La Confusion des sentiments, Stefan Zweig, traduit de l'allemand et préfacé par Tatanya Marwinsku, « Pavillons poche », Robert Laffont, 158 p., 5 euro.
Stefan Zweig connaît une vogue sans cesse grandissante en France. Déjà connu de son vivant, il est aujourd'hui sans nul l'écrivain autrichien le plus lu. Cette nouvelle, parue en 1927, a de particulier d'avoir été dédiée à Sigmund Freud et qu'elle a été à l'origine d'un échange de lettres entre les deux hommes. Zweig a souhaité exprimer sa dette à la théorie psychanalytique. L'histoire du professeur Roland von D. commence par le jour où ses collègues se sont réunis pour saluer son départ. Il songe à sa carrière, à ses publications et il s'interroge sur ses débuts. Il songe en particulier à son professeur, ou plutôt celui qui a été son maître à penser. Ce petit provincial était venu à Berlin pour étudier l'anglais. Mais ses parents ont appris qu'il menait une existence assez peu studieuse, ils ont décidé de l'envoyer dans une petite ville. C'est là qu'il suit les cours d'un homme qui savait communiquer sa passion pour Shakespeare. Le jeune homme est subjugué. Il entre dans l'intimité de cet homme exceptionnel qui le fascine. Il ose même lui proposer d'être son assistant pour la rédaction de son livre. Celui-ci accepte, mais ne se montre pas toujours reconnaissant. L'étudiant a vite compris que les relations du professeur avec sa femme ne sont pas au beau fixe.

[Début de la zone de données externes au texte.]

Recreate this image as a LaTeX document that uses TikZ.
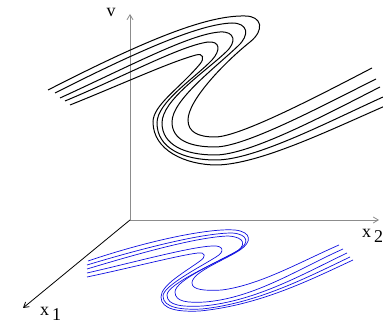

De plus, il est souvent absent : il apprend vite qu'il a une liaison. Il a enfin une attitude ambivalente à son endroit, qui est assez incompréhensible. A la fin, le professeur lui avoue son amour, mais sans préciser de quel amour il s'agit. Tout reste en suspens, équivoque. Et c'est cela que Zweig voulait mettre en scène, un rapport platonicien replacé dans le Berlin de Guillaume II. Il avait un don pour ce genre de texte, à mi-chemin entre le roman et la nouvelle, écrit avec vivacité, mais aussi avec maints détails qui donnaient un atmosphère et une temporalité précise à son récit. Vous l'avez déjà lu ? Moi aussi. Mais relisez-le : vous ne le regretterez d'aucune façon.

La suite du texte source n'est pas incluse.